To complete this task, Castle Rock will perform the following activities:
- Review usage of MDARS (web enabled cell phone activity);
- Meet and work with Mn/DOT to understand the needs and interests for functionality of the MDARS Voice Reporting System;
- Discuss similar interests from additional CARS states at performing voice entry;
- Consider the interests from Mn/DOT and other states, as well as the capabilities of the CARS system and develop the ConReq document; and
- Meet with Mn/DOT to discuss and finalize the ConReq document.
Task 2: Software Development
Efforts in Task 2 developed the software to achieve the requirements defined in the ConReq. Efforts within this task included:
- Development of Voice XML based system to prompt callers with the target questions and recognize spoken replies;
- Development of grammars to perform voice recognition;
- Voice recordings to support new dialogs; and
- Ingest module to ingest the Voice XML based input into CARS using the TMDD FEU standards.
Task 3: QA and System Testing
Efforts in Task 3 conducted QA testing on the CARS-Voice system to test performance against the ConReq.

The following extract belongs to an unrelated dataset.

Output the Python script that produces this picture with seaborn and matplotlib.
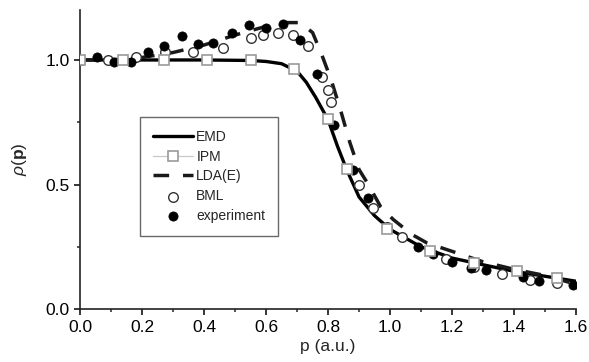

The Castle Rock QA Team developed a test plan, and summarize the test results with a QA report. Any issues or challenges which arised were addressed by the software development team and retested prior to completing this task.
Task 4: Training
In Task 4, Castle Rock performed training to the designated lead person in each District in a ‘train the trainer’ format. Castle Rock and Mn/DOT arranged logistics of the training, however roughly 5 days were anticipated to perform the training within the state. Castle Rock prepared a training manual, a users manual and a cheat sheet to guide entry into the system.